Mary Nyakuaikoch was born in Koch.
She was married in Koch, gave birth to her children and remained in the town despite violence raging around her when civil war broke out across South Sudan. She intends the town to be her final resting place.
“I love Koch. I will never abandon my home here,” she says.
The five-year battle between government and opposition forces has devastated the once-thriving town. A once-bustling market place now has only a handful of stalls open selling a few vegetables and fruits and some shoes.
“We went through a lot of suffering, some people ran away for their safety, for their lives,” says Mary. “They went with their children and left their belongings behind. When they came back, everything had been looted so they left again. Now there is nothing.”
The area has enjoyed relative calm since the signing of a revitalized peace deal by warring parties last September. As a result, many displaced families are returning to the area. But they are struggling to survive. Food, clean water, healthcare and education are in short supply.
“It is an incredibly poor area and this is partly the reason why we have conflict here,” says the Head of the United Nations Mission in South Sudan, David Shearer. “A lot of people have moved out of this area and moved to our Protection of Civilians camp in Bentiu.”
A trust fund established by the United Nations and supported by generous donors is being used to give people the confidence to move back to the area by ensuring there is a protective peacekeeping presence and that basic services are established.
The Reconciliation, Stabilization and Resilience Trust Fund will spend $5.2 million dollars over two years in a series of projects led by World Relief and a consortium of non-governmental organizations, including CARE, Danish Refugee Council and Mercy Corps.
Koch is the first location to benefit from the fund.
The County Commissioner describes that decision as particularly fitting given the word Koch means “starting point”. He is looking forward to the fund restoring what was once the “blessed land”.
Just down the road from the Commissioner’s compound, hundreds of children line the road as a convoy of UN and humanitarian vehicles make their way into the schoolyard.
“Welcome, welcome, welcome,” their voices sing out in harmony as they clap their hands and stamp their feet in delight.
They are celebrating the opportunity of a new life – one of dignity and opportunity – where they can access all the basic things they need to survive and, even more than that, to thrive.
First on the list is the rehabilitation of the secondary school, which is currently closed.
“If we can put services here and start developing the area, then we know that people from the UN protection camps will come back here,” says David Shearer. “People here really value education so having a secondary school here will help cement the reconciliation that is going on and reduce conflict because people will be focused on making sure their children are going to school.”
Just down the road, the building that houses the local hospital still stands. But inside, it is barren with a couple of basic metal beds and a laboratory with no visible equipment.

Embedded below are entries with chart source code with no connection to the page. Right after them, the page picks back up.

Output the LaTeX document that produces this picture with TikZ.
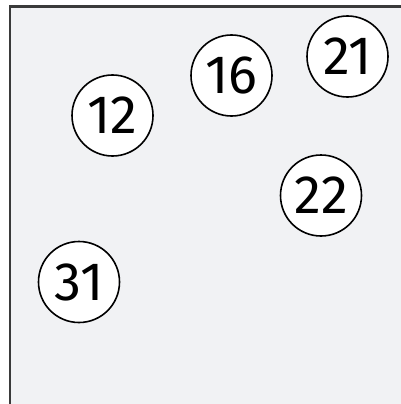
\documentclass[tikz,border=0pt]{standalone}
\usepackage{fontspec}
\setmainfont{Fira Sans}
\usepackage{tikz}
\usetikzlibrary{positioning}
\definecolor{bgGray}{HTML}{F1F2F4}
\definecolor{edgeInk}{HTML}{3A3A3A}

\begin{document}
\begin{tikzpicture}[
      x=1pt, y=-1pt,
      ball/.style={circle, draw=black, line width=1.6pt, fill=white,
                   minimum size=81pt, inner sep=0pt, font=\fontsize{54}{54}\selectfont},
    ]

    % ---------- marco (abierto por abajo y a la derecha) ----------
    \useasboundingbox (0,0) rectangle (401,404);
    \clip (0,0) rectangle (401,404);
    \fill[bgGray] (10,6.5) rectangle (420,420);
    \draw[edgeInk, line width=2.2pt] (10,420) -- (10,6.5) -- (420,6.5);

    % ---------- bolas numeradas ----------
    \node[ball] (b12) at (112.5,115.5) {12};
    \node[ball] (b16) at (231.5,75.5)  {16};
    \node[ball] (b21) at (347.5,56.5)  {21};
    \node[ball] (b22) at (321,195.5)   {22};
    \node[ball] (b31) at (79,282)      {31};

  \end{tikzpicture}
\end{document}
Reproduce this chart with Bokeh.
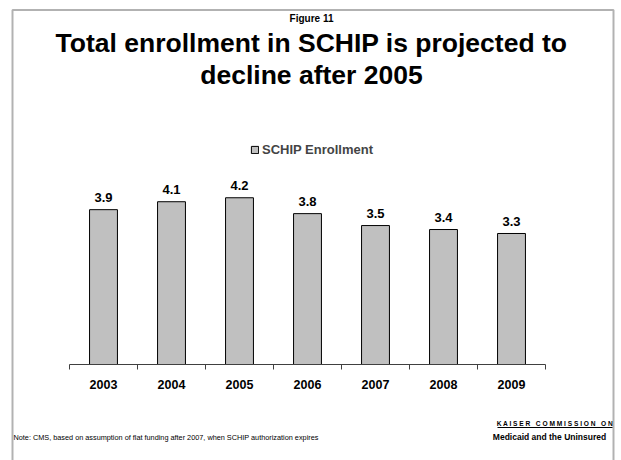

Medical garments that should be sterilized hang on washing lines outside in the dusty, dirty open air.
Renovation of this facility is another project on the trust fund list, along with rebuilding the court system, new support services for survivors of sexual and gender-based violence, the rehabilitation of roads and markets and educational opportunities for women who missed out on schooling so they can establish businesses to support themselves.
“My very, very strong feeling is that these people want peace more than anything else,” says David Shearer. “The two sides are obviously working together here, they are visiting each other, they are talking to each other. They don’t want to go back to war and we are told this over and over.”
It will not be an easy recovery for Koch. During a meeting with local women in a hot, dark tukul, one bluntly recounts her experience of being raped by five men during the conflict. She feels like there is no point in reporting the crime because all five offenders still live in the area and are unlikely to be held accountable until the justice system is restored.
Despite being brutalized by the conflict in so many ways, the women of Koch remain are optimistic about the future, especially now that they know development is coming to town.
“I am very excited that there is going to be peace,” says Mary Nyakuaikoch. “Women are not going to be running around carrying their kids and getting sick in the bush. They will have good medical services. They will have schools for their kids to go to and so many other services coming into this community. We are looking forward to a much better life.”